Written problem: Each entry below should be echoed exactly, with pictures omitted.
══ Exercise data ══
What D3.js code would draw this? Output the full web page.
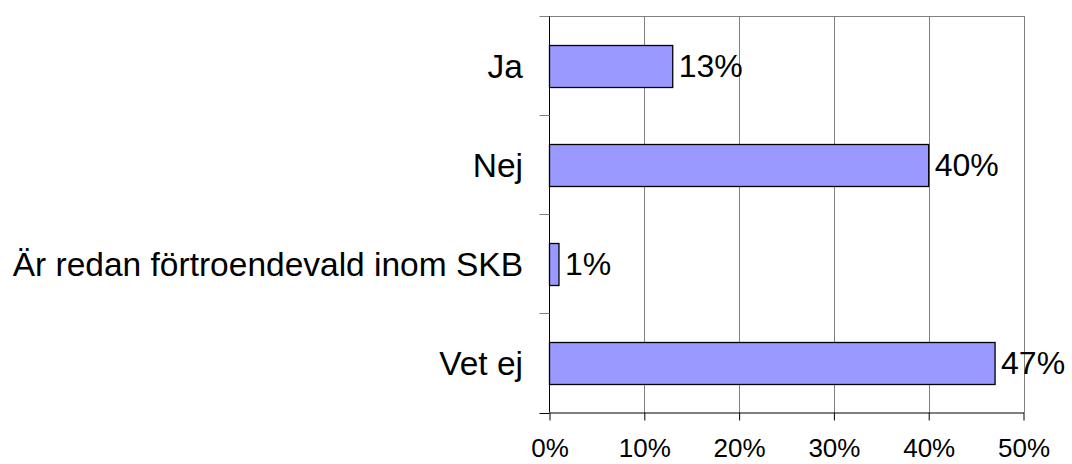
<!DOCTYPE html>
<html>
<head>
<meta charset="utf-8">
<script src="https://cdn.jsdelivr.net/npm/d3@7"></script>
<style>
  body { margin: 0; background: #fff; }
  svg { display: block; font-family: Arial, "Liberation Sans", sans-serif; }
</style>
</head>
<body>
<svg id="chart" width="1072" height="464"></svg>
<script>
// data
const categories = ["Ja", "Nej", "Är redan förtroendevald inom SKB", "Vet ej"];
const values = [0.13, 0.40, 0.01, 0.47];
const xTicks = [0, 0.1, 0.2, 0.3, 0.4, 0.5];

const data = categories.map((c, i) => ({ cat: c, value: values[i] }));

const plot = { left: 549.5, right: 1023.5, top: 16, bottom: 412.5 };

const svg = d3.select("#chart");

const x = d3.scaleLinear()
    .domain([0, 0.5])
    .range([plot.left, plot.right]);

const pad = 0.58;
const y = d3.scaleBand()
    .domain(categories)
    .range([plot.top, plot.bottom])
    .paddingInner(pad)
    .paddingOuter(pad / 2);

const pct = d3.format(".0%");

// gridlines
svg.append("g")
    .selectAll("line")
    .data(xTicks.slice(1))
    .join("line")
        .attr("x1", d => Math.round(x(d)) + 0.5)
        .attr("x2", d => Math.round(x(d)) + 0.5)
        .attr("y1", plot.top)
        .attr("y2", plot.bottom)
        .attr("stroke", "#808080")
        .attr("stroke-width", 1);

// top border
svg.append("line")
    .attr("x1", plot.left).attr("x2", Math.round(x(0.5)) + 0.5)
    .attr("y1", plot.top + 0.5).attr("y2", plot.top + 0.5)
    .attr("stroke", "#808080");

// bars
svg.append("g")
    .selectAll("rect")
    .data(data)
    .join("rect")
        .attr("x", x(0))
        .attr("y", d => Math.round(y(d.cat)) + 0.5)
        .attr("width", d => x(d.value) - x(0))
        .attr("height", Math.round(y.bandwidth()))
        .attr("fill", "#9999ff")
        .attr("stroke", "#000")
        .attr("stroke-width", 1.3);

// value labels
svg.append("g")
    .selectAll("text")
    .data(data)
    .join("text")
        .attr("x", d => x(d.value) + 6)
        .attr("y", d => y(d.cat) + y.bandwidth() / 2)
        .attr("dy", "0.36em")
        .style("font-size", "32px")
        .text(d => pct(d.value));

// category labels
svg.append("g")
    .selectAll("text")
    .data(categories)
    .join("text")
        .attr("x", 523)
        .attr("y", d => y(d) + y.bandwidth() / 2)
        .attr("dy", "0.36em")
        .attr("text-anchor", "end")
        .style("font-size", "33.5px")
        .text(d => d);

// y axis line and ticks at band boundaries
const bounds = categories.map(c => y(c) - y.step() * pad / 2).concat([plot.bottom]);
svg.append("line")
    .attr("x1", plot.left).attr("x2", plot.left)
    .attr("y1", plot.top).attr("y2", plot.bottom)
    .attr("stroke", "#000");
svg.append("g")
    .selectAll("line")
    .data(bounds)
    .join("line")
        .attr("x1", plot.left - 10)
        .attr("x2", plot.left)
        .attr("y1", d => Math.round(d) + 0.5)
        .attr("y2", d => Math.round(d) + 0.5)
        .attr("stroke", d => d === plot.bottom ? "#000" : "#808080");

// x axis
const xAxis = svg.append("g")
    .attr("transform", `translate(0,${plot.bottom})`)
    .call(d3.axisBottom(x)
        .tickValues(xTicks)
        .tickFormat(pct)
        .tickSizeInner(8)
        .tickSizeOuter(0)
        .tickPadding(18));
xAxis.select(".domain").attr("stroke", "#000");
xAxis.selectAll(".tick line").attr("stroke", "#000");
xAxis.selectAll("text")
    .attr("fill", "#000")
    .style("font-size", "26px")
    .style("font-family", "Arial, 'Liberation Sans', sans-serif");
</script>
</body>
</html>
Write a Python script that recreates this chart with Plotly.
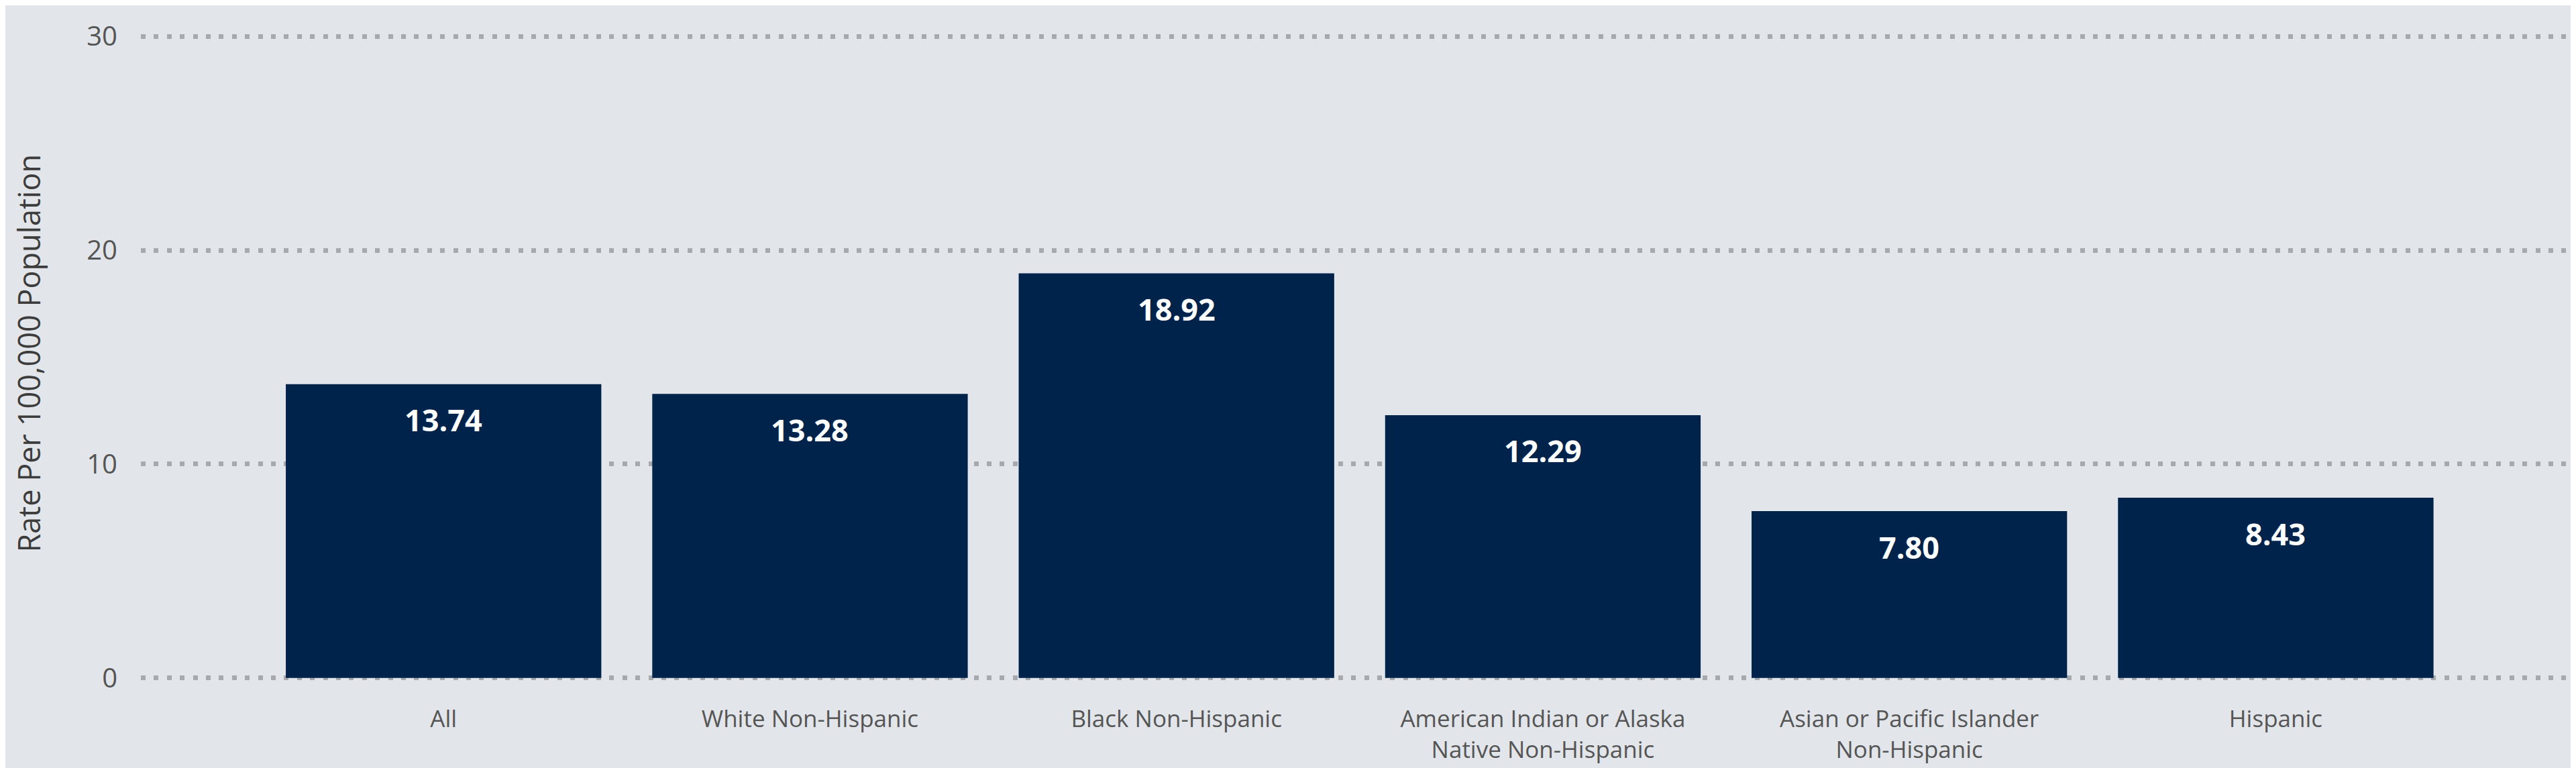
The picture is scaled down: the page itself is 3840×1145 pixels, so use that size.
import plotly.graph_objects as go

categories = [
    "All",
    "White Non-Hispanic",
    "Black Non-Hispanic",
    "American Indian or Alaska<br>Native Non-Hispanic",
    "Asian or Pacific Islander<br>Non-Hispanic",
    "Hispanic",
]
rates = [13.74, 13.28, 18.92, 12.29, 7.80, 8.43]
y_ticks = [0, 10, 20, 30]
y_title = "Rate Per 100,000 Population"

BG = "#E2E6EA"
BAR = "#00234B"
FONT = "Open Sans, Segoe UI, sans-serif"

W, H = 3840, 1145
L, R, T, B = 202, 0, 43, 139

fig = go.Figure()
fig.add_trace(go.Bar(
    x=list(range(len(categories))),
    y=rates,
    marker=dict(color=BAR, line=dict(width=0)),
    hoverinfo="skip",
))

for i, v in enumerate(rates):
    fig.add_annotation(
        x=i, y=v, xref="x", yref="y",
        text=f"{v:.2f}", showarrow=False,
        yanchor="middle", xanchor="center", yshift=-53,
        font=dict(family=FONT, size=45, color="white", weight="bold"),
    )

fig.add_annotation(
    xref="paper", yref="paper", x=0, y=0.5,
    xshift=-(L - 34), yshift=6, xanchor="center", yanchor="middle",
    text=y_title, textangle=-90, showarrow=False,
    font=dict(family=FONT, size=45, color="#3C3C3C"),
)

fig.update_layout(
    width=W, height=H,
    margin=dict(l=L, r=R, t=T, b=B, pad=0),
    paper_bgcolor=BG, plot_bgcolor=BG,
    bargap=0.139,
    showlegend=False,
    font=dict(family=FONT, color="#5A5A5A"),
)
fig.update_xaxes(
    tickmode="array",
    tickvals=list(range(len(categories))),
    ticktext=categories,
    range=[-0.826, 5.834],
    showgrid=False, zeroline=False, showline=False,
    ticks="", ticklabelstandoff=34,
    tickfont=dict(family=FONT, size=35, color="#555555"),
)
fig.update_yaxes(
    range=[-0.1, 30.1],
    tickmode="array", tickvals=y_ticks,
    showgrid=True, gridcolor="#A6AAAE", gridwidth=7, griddash="7px,12.4px",
    zeroline=False, showline=False,
    ticks="", ticklabelstandoff=34,
    tickfont=dict(family=FONT, size=40, color="#555555"),
)

fig.write_html("out.html")
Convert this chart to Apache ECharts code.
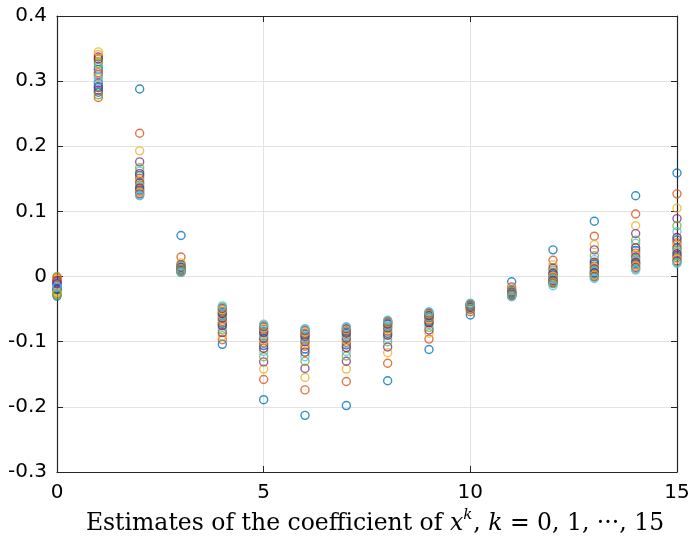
═══
Complete answer:
What D3.js code would draw this? Output the full web page.
<!DOCTYPE html>
<html>
<head>
<meta charset="utf-8">
<script src="https://cdn.jsdelivr.net/npm/d3@7"></script>
<style>
  body { margin: 0; background: #fff; }
  svg { display: block; font-family: Arial, "Liberation Sans", sans-serif; }
</style>
</head>
<body>
<svg id="chart" width="1072" height="464"></svg>
<script>
// data
const categories = ["Ja", "Nej", "Är redan förtroendevald inom SKB", "Vet ej"];
const values = [0.13, 0.40, 0.01, 0.47];
const xTicks = [0, 0.1, 0.2, 0.3, 0.4, 0.5];

const data = categories.map((c, i) => ({ cat: c, value: values[i] }));

const plot = { left: 549.5, right: 1023.5, top: 16, bottom: 412.5 };

const svg = d3.select("#chart");

const x = d3.scaleLinear()
    .domain([0, 0.5])
    .range([plot.left, plot.right]);

const pad = 0.58;
const y = d3.scaleBand()
    .domain(categories)
    .range([plot.top, plot.bottom])
    .paddingInner(pad)
    .paddingOuter(pad / 2);

const pct = d3.format(".0%");

// gridlines
svg.append("g")
    .selectAll("line")
    .data(xTicks.slice(1))
    .join("line")
        .attr("x1", d => Math.round(x(d)) + 0.5)
        .attr("x2", d => Math.round(x(d)) + 0.5)
        .attr("y1", plot.top)
        .attr("y2", plot.bottom)
        .attr("stroke", "#808080")
        .attr("stroke-width", 1);

// top border
svg.append("line")
    .attr("x1", plot.left).attr("x2", Math.round(x(0.5)) + 0.5)
    .attr("y1", plot.top + 0.5).attr("y2", plot.top + 0.5)
    .attr("stroke", "#808080");

// bars
svg.append("g")
    .selectAll("rect")
    .data(data)
    .join("rect")
        .attr("x", x(0))
        .attr("y", d => Math.round(y(d.cat)) + 0.5)
        .attr("width", d => x(d.value) - x(0))
        .attr("height", Math.round(y.bandwidth()))
        .attr("fill", "#9999ff")
        .attr("stroke", "#000")
        .attr("stroke-width", 1.3);

// value labels
svg.append("g")
    .selectAll("text")
    .data(data)
    .join("text")
        .attr("x", d => x(d.value) + 6)
        .attr("y", d => y(d.cat) + y.bandwidth() / 2)
        .attr("dy", "0.36em")
        .style("font-size", "32px")
        .text(d => pct(d.value));

// category labels
svg.append("g")
    .selectAll("text")
    .data(categories)
    .join("text")
        .attr("x", 523)
        .attr("y", d => y(d) + y.bandwidth() / 2)
        .attr("dy", "0.36em")
        .attr("text-anchor", "end")
        .style("font-size", "33.5px")
        .text(d => d);

// y axis line and ticks at band boundaries
const bounds = categories.map(c => y(c) - y.step() * pad / 2).concat([plot.bottom]);
svg.append("line")
    .attr("x1", plot.left).attr("x2", plot.left)
    .attr("y1", plot.top).attr("y2", plot.bottom)
    .attr("stroke", "#000");
svg.append("g")
    .selectAll("line")
    .data(bounds)
    .join("line")
        .attr("x1", plot.left - 10)
        .attr("x2", plot.left)
        .attr("y1", d => Math.round(d) + 0.5)
        .attr("y2", d => Math.round(d) + 0.5)
        .attr("stroke", d => d === plot.bottom ? "#000" : "#808080");

// x axis
const xAxis = svg.append("g")
    .attr("transform", `translate(0,${plot.bottom})`)
    .call(d3.axisBottom(x)
        .tickValues(xTicks)
        .tickFormat(pct)
        .tickSizeInner(8)
        .tickSizeOuter(0)
        .tickPadding(18));
xAxis.select(".domain").attr("stroke", "#000");
xAxis.selectAll(".tick line").attr("stroke", "#000");
xAxis.selectAll("text")
    .attr("fill", "#000")
    .style("font-size", "26px")
    .style("font-family", "Arial, 'Liberation Sans', sans-serif");
</script>
</body>
</html>
Write a Python script that recreates this chart with Plotly.
The picture is scaled down: the page itself is 3840×1145 pixels, so use that size.
import plotly.graph_objects as go

categories = [
    "All",
    "White Non-Hispanic",
    "Black Non-Hispanic",
    "American Indian or Alaska<br>Native Non-Hispanic",
    "Asian or Pacific Islander<br>Non-Hispanic",
    "Hispanic",
]
rates = [13.74, 13.28, 18.92, 12.29, 7.80, 8.43]
y_ticks = [0, 10, 20, 30]
y_title = "Rate Per 100,000 Population"

BG = "#E2E6EA"
BAR = "#00234B"
FONT = "Open Sans, Segoe UI, sans-serif"

W, H = 3840, 1145
L, R, T, B = 202, 0, 43, 139

fig = go.Figure()
fig.add_trace(go.Bar(
    x=list(range(len(categories))),
    y=rates,
    marker=dict(color=BAR, line=dict(width=0)),
    hoverinfo="skip",
))

for i, v in enumerate(rates):
    fig.add_annotation(
        x=i, y=v, xref="x", yref="y",
        text=f"{v:.2f}", showarrow=False,
        yanchor="middle", xanchor="center", yshift=-53,
        font=dict(family=FONT, size=45, color="white", weight="bold"),
    )

fig.add_annotation(
    xref="paper", yref="paper", x=0, y=0.5,
    xshift=-(L - 34), yshift=6, xanchor="center", yanchor="middle",
    text=y_title, textangle=-90, showarrow=False,
    font=dict(family=FONT, size=45, color="#3C3C3C"),
)

fig.update_layout(
    width=W, height=H,
    margin=dict(l=L, r=R, t=T, b=B, pad=0),
    paper_bgcolor=BG, plot_bgcolor=BG,
    bargap=0.139,
    showlegend=False,
    font=dict(family=FONT, color="#5A5A5A"),
)
fig.update_xaxes(
    tickmode="array",
    tickvals=list(range(len(categories))),
    ticktext=categories,
    range=[-0.826, 5.834],
    showgrid=False, zeroline=False, showline=False,
    ticks="", ticklabelstandoff=34,
    tickfont=dict(family=FONT, size=35, color="#555555"),
)
fig.update_yaxes(
    range=[-0.1, 30.1],
    tickmode="array", tickvals=y_ticks,
    showgrid=True, gridcolor="#A6AAAE", gridwidth=7, griddash="7px,12.4px",
    zeroline=False, showline=False,
    ticks="", ticklabelstandoff=34,
    tickfont=dict(family=FONT, size=40, color="#555555"),
)

fig.write_html("out.html")
Convert this chart to Apache ECharts code.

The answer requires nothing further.